Charlier et Giraud ont inspiré de nombreux auteurs de la BD western réaliste (Michel Blanc-Dumont, Derib, Thierry Girod, Michel Rouge, Christian Rossi, Yves Swolfs, Colin Wilson…) et plus récemment Ralph Meyer avec la série iconoclaste et décalée Undertaker (Dargaud, sept tomes depuis 2015) scénarisée par Xavier Dorison : les aventures de Jonas Crow, ancien soldat de la guerre de Sécession coupable de massacres et désormais croque-mort itinérant dans l’Ouest américain en compagnie de son vautour Jed ! Mais après Jerry Spring et Blueberry, une seule autre série a véritablement autant marqué les esprits. Née en 1969 dans le journal Tintin, Comanche, scénarisée par Greg et dessinée par Hermann (dix tomes, Le Lombard), renouvelle le genre, apporte un souffle nouveau et se pose comme une œuvre emblématique. Comanche est la patronne du ranch le Triple 6 dans les plaines du Wyoming, au pied des montagnes Rocheuses. Avec ses personnages attachants (Red Dust, un cow-boy solitaire, véritable héros de la série qui devient contremaître du ranch, un jeune cow-boy impulsif, un ancien esclave, un guerrier Cheyenne et un vieux bougon), la série met en scène un Far West sauvage, violent et brutal, sa modernisation et la lente mutation vers la « civilisation ». Mais des désaccords avec son scénariste et la volonté d’Hermann de « ruer dans les brancards » mettront un terme à leur collaboration. Hermann, Grand prix de la ville d’Angoulême 2016 pour l’ensemble de sa carrière, publiera plus tard plusieurs autres westerns d’importance : deux one-shots, On a tué Wild Bill (Dupuis, 1999) et Sans pardon (Le Lombard, 2015), et la série Duke, sur des scénarios de son fils, Yves H. (Le Lombard, sept tomes entre 2017 et 2023).

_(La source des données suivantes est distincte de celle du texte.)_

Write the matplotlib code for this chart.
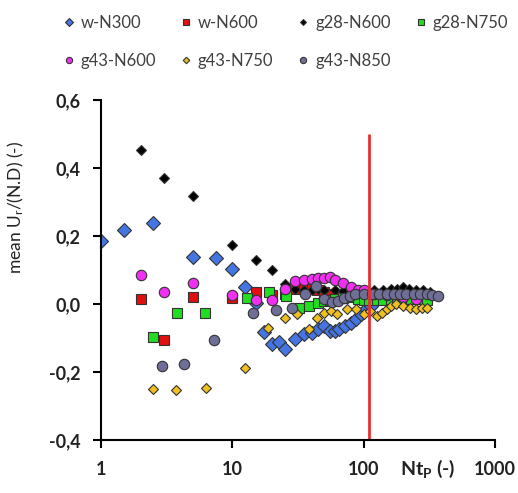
import numpy as np
import matplotlib
matplotlib.use("Agg")
import matplotlib.pyplot as plt

# --- data ---
w300_x = [1.0, 1.5, 2.5, 5.0, 7.5, 10, 12.5, 15, 17.5, 20, 22.5, 25, 30, 35, 40, 45, 50, 55, 60,
          65, 72, 80, 87, 95, 104, 113]
w300_y = [0.185, 0.218, 0.238, 0.138, 0.135, 0.103, 0.05, 0.003, -0.082, -0.117, -0.112, -0.132,
          -0.103, -0.088, -0.085, -0.074, -0.065, -0.079, -0.079, -0.074, -0.065, -0.056, -0.044,
          -0.029, -0.015, -0.006]

w600_x = [2.0, 3.0, 5.0, 10, 15, 20, 25, 30, 35, 40, 45, 50, 55]
w600_y = [0.015, -0.105, 0.02, 0.018, 0.036, 0.026, 0.03, 0.045, 0.05, 0.045, 0.04, 0.035, 0.03]

g28_600_x = [2.0, 3.0, 5.0, 10, 15, 20, 25, 30, 35, 40, 45, 50, 60, 70, 80, 90, 100, 120, 140,
             160, 180, 200, 220, 250, 280, 320]
g28_600_y = [0.453, 0.371, 0.318, 0.174, 0.129, 0.100, 0.059, 0.045, 0.04, 0.04, 0.045, 0.042,
             0.04, 0.038, 0.04, 0.04, 0.042, 0.04, 0.042, 0.045, 0.045, 0.05, 0.045, 0.042, 0.04,
             0.035]

g28_750_x = [2.5, 3.8, 6.2, 12.9, 19.1, 25.8, 32, 38, 44.5, 50, 55, 60, 70, 80, 90, 100, 110,
             125, 140, 160, 180, 200, 230, 260, 300]
g28_750_y = [-0.097, -0.026, -0.026, 0.018, 0.036, 0.024, -0.012, -0.006, 0.003, 0.008, 0.012,
             0.015, 0.018, 0.02, 0.015, 0.012, 0.012, 0.012, 0.012, 0.012, 0.015, 0.015, 0.015,
             0.015, 0.012]

g43_600_x = [2.0, 3.0, 5.0, 10, 15, 20, 25, 30, 35, 40, 45, 50, 55, 60, 70, 80, 90, 100, 120,
             150, 200, 250]
g43_600_y = [0.085, 0.035, 0.062, 0.026, 0.012, 0.012, 0.044, 0.068, 0.07, 0.072, 0.076, 0.076,
             0.078, 0.07, 0.062, 0.05, 0.04, 0.04, 0.03, 0.025, 0.02, 0.015]

g43_750_x = [2.5, 3.75, 6.25, 12.5, 18.75, 25, 31, 38, 44, 50, 56, 62, 75, 87, 100, 112, 125,
             137, 150, 162, 175, 200, 225, 250, 275, 300]
g43_750_y = [-0.25, -0.253, -0.247, -0.188, -0.07, -0.04, -0.03, -0.073, -0.04, -0.027, -0.022,
             -0.03, -0.015, -0.015, -0.03, -0.02, -0.035, -0.027, -0.015, -0.006, 0.0, -0.006,
             -0.012, -0.015, -0.012, -0.012]

g43_850_x = [2.9, 4.3, 7.2, 14.3, 21.4, 28.6, 35.7, 42.9, 50, 57, 64, 71, 79, 86, 100, 115, 130,
             150, 170, 190, 210, 240, 270, 300, 330, 367]
g43_850_y = [-0.183, -0.177, -0.106, -0.026, -0.018, -0.012, 0.03, 0.053, 0.015, 0.005, 0.01,
             0.018, 0.024, 0.03, 0.03, 0.03, 0.03, 0.028, 0.03, 0.03, 0.03, 0.03, 0.028, 0.028,
             0.026, 0.024]

threshold = 110

series = [
    ("w-N300", w300_x, w300_y, "D", "#4575e0", 7.5),
    ("w-N600", w600_x, w600_y, "s", "#e01010", 7.0),
    ("g28-N600", g28_600_x, g28_600_y, "D", "#000000", 5.0),
    ("g28-N750", g28_750_x, g28_750_y, "s", "#22dd22", 6.5),
    ("g43-N600", g43_600_x, g43_600_y, "o", "#f030f0", 7.5),
    ("g43-N750", g43_750_x, g43_750_y, "D", "#f0c020", 5.5),
    ("g43-N850", g43_850_x, g43_850_y, "o", "#6e6e96", 7.5),
]

plt.rcParams['font.family'] = ['Lato', 'DejaVu Sans']
plt.rcParams['mathtext.default'] = 'regular'

fig = plt.figure(figsize=(5.18, 4.93), dpi=100)
ax = fig.add_axes([0.195, 0.1075, 0.761, 0.690])

handles = []
for label, xs, ys, mk, col, ms in series:
    h, = ax.plot(xs, ys, linestyle="none", marker=mk, markersize=ms,
                 markerfacecolor=col, markeredgecolor="#333333", markeredgewidth=0.8,
                 label=label)
    handles.append(h)

ax.vlines(threshold, -0.4, 0.5, color="#e83030", linewidth=2)

ax.set_xscale("log")
ax.set_xlim(1, 1000)
ax.set_ylim(-0.4, 0.6)
ax.set_xticks([1, 10, 100, 1000])
ax.set_xticklabels(["1", "10", "100", "1000"])
ax.xaxis.set_minor_locator(matplotlib.ticker.NullLocator())
yt = np.arange(-0.4, 0.61, 0.2)
ax.set_yticks(yt)
ax.set_yticklabels([f"{v:.1f}".replace(".", ",").replace("-0,0", "0,0") for v in yt])

for s in ["top", "right"]:
    ax.spines[s].set_visible(False)
for s in ["left", "bottom"]:
    ax.spines[s].set_linewidth(1.5)
ax.tick_params(direction="out", length=6, width=1.5, labelsize=13, pad=9,
               labelcolor="#222222")
for lab in ax.get_xticklabels() + ax.get_yticklabels():
    lab.set_fontweight("bold")

ax.set_ylabel("mean U$_r$/(N.D) (-)", fontsize=12.5, color="#222222")
ax.yaxis.set_label_coords(-0.19, 0.685)
ax.text(0.83, -0.085, "Nt$_P$ (-)", transform=ax.transAxes, ha="center", va="center",
        fontsize=14, fontweight="bold", color="#222222")

order = [0, 4, 1, 5, 2, 6, 3]
leg = fig.legend([handles[i] for i in order], [series[i][0] for i in order],
                 loc="upper left", bbox_to_anchor=(0.085, 1.0), ncol=4, frameon=False,
                 fontsize=12, handletextpad=0.1, columnspacing=1.2, labelspacing=1.3,
                 handlelength=1.2, markerscale=0.6)
for t in leg.get_texts():
    t.set_color("#404040")

fig.savefig("out.png", dpi=100)
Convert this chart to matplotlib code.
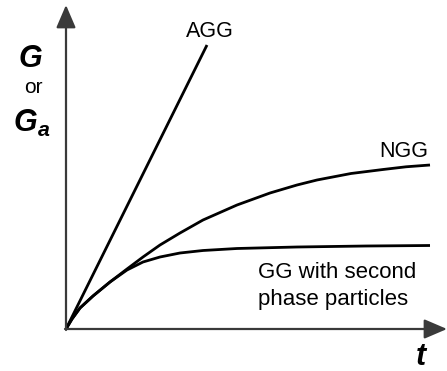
import matplotlib
matplotlib.use("Agg")
import matplotlib.pyplot as plt

plt.rcParams['font.family'] = ['Liberation Sans', 'DejaVu Sans']
plt.rcParams['mathtext.fontset'] = 'custom'
plt.rcParams['mathtext.bfit'] = 'Liberation Sans:bold:italic'
plt.rcParams['mathtext.it'] = 'Liberation Sans:italic'
plt.rcParams['mathtext.rm'] = 'Liberation Sans'

# Values (arbitrary units: t, G)
agg_t = [0, 141]
agg_g = [0, 284]

ngg_t = [0, 6, 14, 27, 44, 61, 77, 94, 114, 137, 171, 204, 231, 251, 285, 317, 340, 364]
ngg_g = [0, 10, 21, 33, 47, 60, 72, 84, 96, 109, 124, 136, 144, 149, 155.5, 159.5, 162.2, 164]

gg_t = [0, 6, 14, 27, 44, 61, 77, 94, 114, 137, 171, 231, 300, 364]
gg_g = [0, 10, 21, 33, 47, 59, 67, 72, 76, 78.5, 80.5, 82, 83, 83.5]

curve_labels = ["AGG", "NGG"]
gg_label_lines = ["GG with second", "phase particles"]

fig = plt.figure(figsize=(4.47, 3.71), dpi=100)
ax = fig.add_axes([0, 0, 1, 1])
ax.set_xlim(-66, 381)
ax.set_ylim(-42, 329)
ax.axis('off')

axis_col = '#3a3a3a'
ax.annotate('', xy=(381, 0), xytext=(-1, 0),
            arrowprops=dict(arrowstyle='-|>,head_length=0.7,head_width=0.3',
                            color=axis_col, lw=1.6,
                            mutation_scale=20, shrinkA=0, shrinkB=0))
ax.annotate('', xy=(0, 324), xytext=(0, -1),
            arrowprops=dict(arrowstyle='-|>,head_length=0.7,head_width=0.3',
                            color=axis_col, lw=1.6,
                            mutation_scale=20, shrinkA=0, shrinkB=0))

lw = 2.0
for t, g in [(agg_t, agg_g), (ngg_t, ngg_g), (gg_t, gg_g)]:
    ax.plot(t, g, color='black', lw=lw, solid_capstyle='butt',
            solid_joinstyle='round')

ax.text(144, 292, curve_labels[0], fontsize=15.5, ha='center', va='baseline')
ax.text(338, 172, curve_labels[1], fontsize=15.5, ha='center', va='baseline')
ax.text(192, 51, gg_label_lines[0], fontsize=16, ha='left', va='baseline')
ax.text(192, 24, gg_label_lines[1], fontsize=16, ha='left', va='baseline')

ax.text(-36, 262, "G", fontsize=22, fontweight='bold', fontstyle='italic',
        ha='center', va='baseline')
ax.text(-33, 236, "or", fontsize=15, ha='center', va='baseline')
ax.text(-53, 197, r"$\mathbfit{G}_{\mathbfit{a}}$", fontsize=22,
        ha='left', va='baseline')
ax.text(355, -36, "t", fontsize=22, fontweight='bold', fontstyle='italic',
        ha='center', va='baseline')

fig.savefig("out.png", dpi=100)
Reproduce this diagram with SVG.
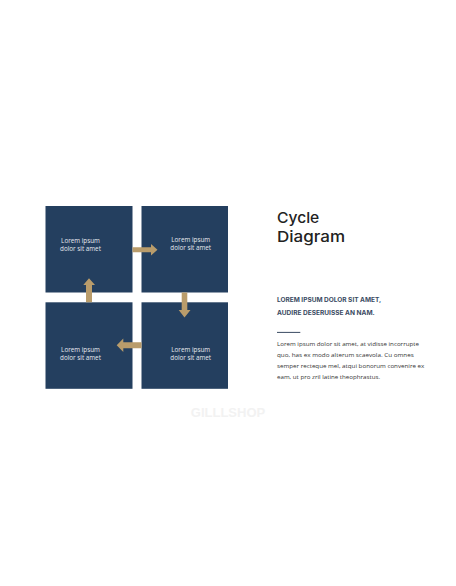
<svg xmlns="http://www.w3.org/2000/svg" width="456" height="586" viewBox="0 0 456 586">
<style>
.box{fill:#243F5F}
.bt{font-family:"Open Sans","Liberation Sans",sans-serif;font-size:6.3px;fill:#E6E9EE;text-anchor:middle}
.arr{fill:#B99C6B}
.title{font-family:"Inter","Liberation Sans",sans-serif;font-size:15px;font-weight:500;fill:#222}
.sub{font-family:"Inter","Liberation Sans",sans-serif;font-size:6.2px;font-weight:700;fill:#3A4A62}
.p{font-family:"Open Sans","Liberation Sans",sans-serif;font-size:6.1px;fill:#333}
.wm{font-family:"Liberation Sans",sans-serif;font-size:13px;font-weight:700;fill:#F2F2F2;text-anchor:middle}
</style>
<rect width="456" height="586" fill="#FFFFFF"/>
<g id="node1"><rect class="box" x="45.5" y="206" width="87" height="86.5"/><text class="bt" x="80.5" y="242.7">Lorem ipsum</text><text class="bt" x="80.5" y="251.2">dolor sit amet</text></g>
<g id="node2"><rect class="box" x="141.5" y="206" width="86.5" height="86.5"/><text class="bt" x="190.7" y="241.5">Lorem ipsum</text><text class="bt" x="190.7" y="250.2">dolor sit amet</text></g>
<g id="node3"><rect class="box" x="141.5" y="302.3" width="86.5" height="86.5"/><text class="bt" x="190.7" y="351.7">Lorem ipsum</text><text class="bt" x="190.7" y="360.4">dolor sit amet</text></g>
<g id="node4"><rect class="box" x="45.5" y="302.3" width="87" height="86.5"/><text class="bt" x="80.5" y="351.7">Lorem ipsum</text><text class="bt" x="80.5" y="360.4">dolor sit amet</text></g>
<g id="connectors">
<polygon class="arr" points="132.5,247.3 151,247.3 151,244 157.5,249.8 151,255.5 151,252.3 132.5,252.3"/>
<polygon class="arr" points="181.7,292.5 181.7,310 178.7,310 184.5,317.5 190.5,310 187.3,310 187.3,292.5"/>
<polygon class="arr" points="141.5,342.3 123.3,342.3 123.3,338.5 116.7,345.3 123.3,352 123.3,348.3 141.5,348.3"/>
<polygon class="arr" points="86,302.3 86,285 83.3,285 89,278.3 95,285 92,285 92,302.3"/>
</g>
<g id="text">
<text class="title" x="277" y="223.3" textLength="42.3" lengthAdjust="spacingAndGlyphs">Cycle</text>
<text class="title" x="277" y="241.7" textLength="68" lengthAdjust="spacingAndGlyphs">Diagram</text>
<text class="sub" x="277" y="302.3" textLength="104.3" lengthAdjust="spacingAndGlyphs">LOREM  IPSUM  DOLOR  SIT  AMET,</text>
<text class="sub" x="277" y="314.7" textLength="97.7" lengthAdjust="spacingAndGlyphs">AUDIRE  DESERUISSE  AN  NAM.</text>
<line x1="277" y1="332.4" x2="300.3" y2="332.4" stroke="#3A4A62" stroke-width="1"/>
<text class="p" x="277" y="345.7" textLength="142" lengthAdjust="spacingAndGlyphs">Lorem ipsum dolor sit amet, at vidisse incorrupte</text>
<text class="p" x="277" y="356.7" textLength="136.7" lengthAdjust="spacingAndGlyphs">quo, has ex modo alterum scaevola. Cu omnes</text>
<text class="p" x="277" y="367.7" textLength="147.3" lengthAdjust="spacingAndGlyphs">semper recteque mel, atqui bonorum convenire ex</text>
<text class="p" x="277" y="378.7" textLength="103" lengthAdjust="spacingAndGlyphs">eam, ut pro zril latine theophrastus.</text>
<text class="wm" x="228" y="416.5">GILLLSHOP</text>
</g>
</svg>
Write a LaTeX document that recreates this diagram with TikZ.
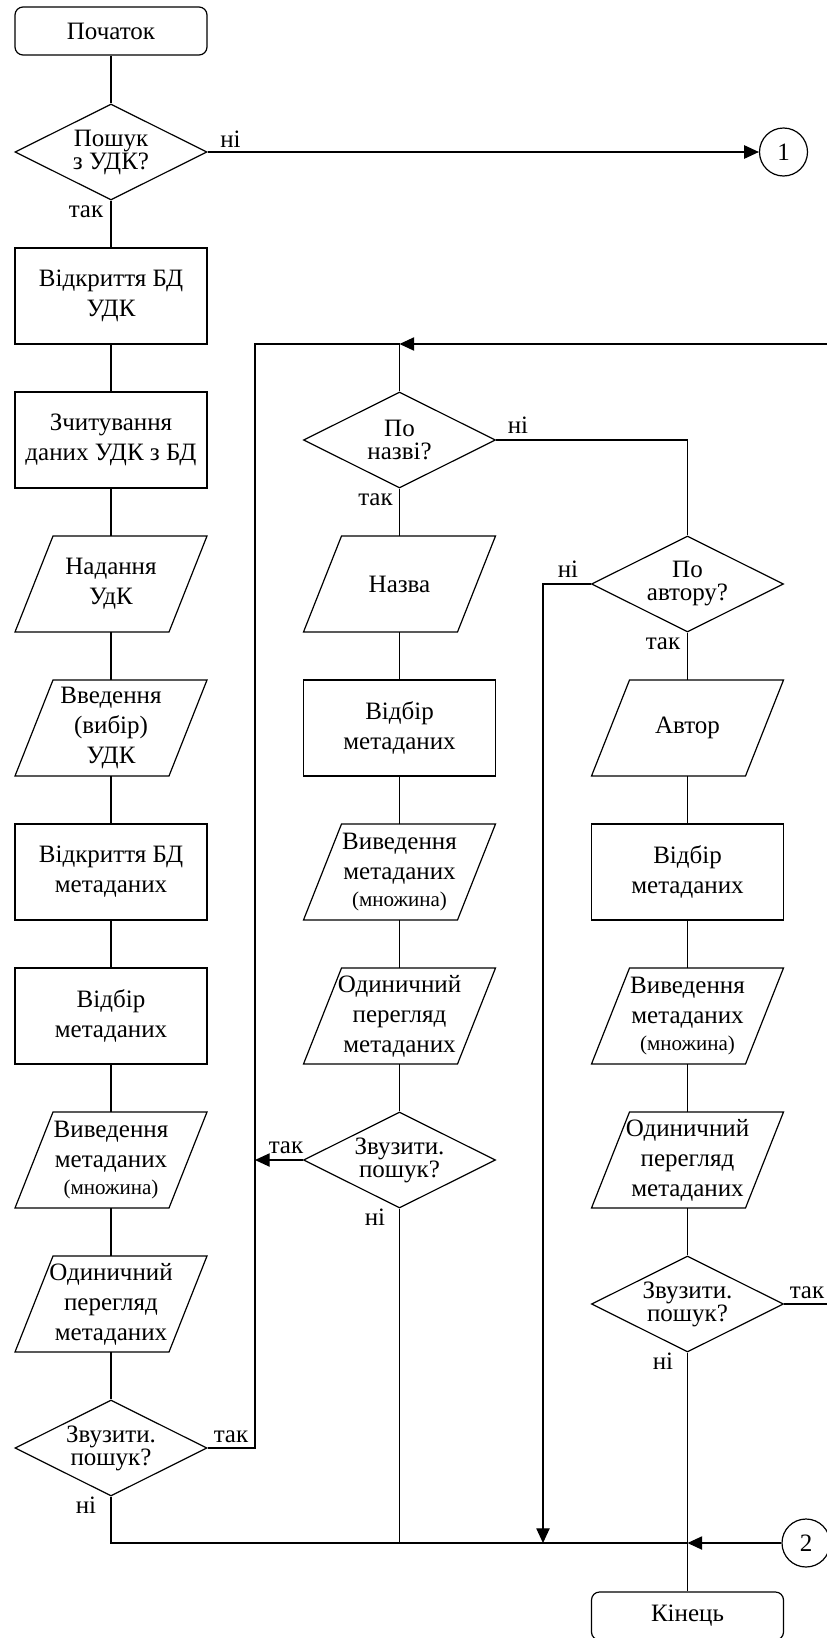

La bande dessinée est toujours pleine de ressources et le genre western, comme au cinéma, a su se réinventer et nous réserve sans doute encore de belles surprises. Signalons deux albums récents et indispensables pour conclure ce rapide tour d’horizon de l’Ouest dans la bande dessinée. Dans L’Odeur des garçons affamés (Casterman, 2016) de Frederik Peeters (dessin) et Loo Hui Phang (scénario), l’Ouest devient trouble et envoûtant, il flirte avec le mystère et le fantastique. Le récit joue avec les codes du western dans une balade sensuelle et dérangeante. En 1872, un groupe parcourt le Texas lors d’une expédition au cours de laquelle un photographe répertorie les paysages de l’Ouest pour le compte d’un géologue. Aux confins d’une région hostile tenue par les derniers Comanches, l’aventure part à la dérive et dérape. Comme le résume le site bedetheque.com : « Sur cette frontière lointaine, les limites entre civilisation et sauvagerie s’estompent. Un western intense où la Nature révèle les secrets les plus troubles. » Le crépusculaire, mélancolique et contemplatif Revoir Comanche de Romain Renard (Le Lombard, 2024), hommage aux albums d’Hermann et Greg, se révèle un véritable choc visuel (en noir et blanc, les cases sont traitées comme des photographies), narratif et historique. Ce road trip se déroule au début du XXe siècle, des années après la série. Pour Red Dust, installé en Californie, bien loin du Wyoming, et toujours amoureux de Comanche, on s’en doutait, le temps de l’aventure est révolu. Il a changé de nom et vit avec ses fantômes. Une jeune bibliothécaire qui enquête sur la réalité du Far West va le retrouver et lui confirmer que le mythe est passé, que la modernité est arrivée dans l’Ouest… Le vieux cow-boy appartient désormais à l’Histoire.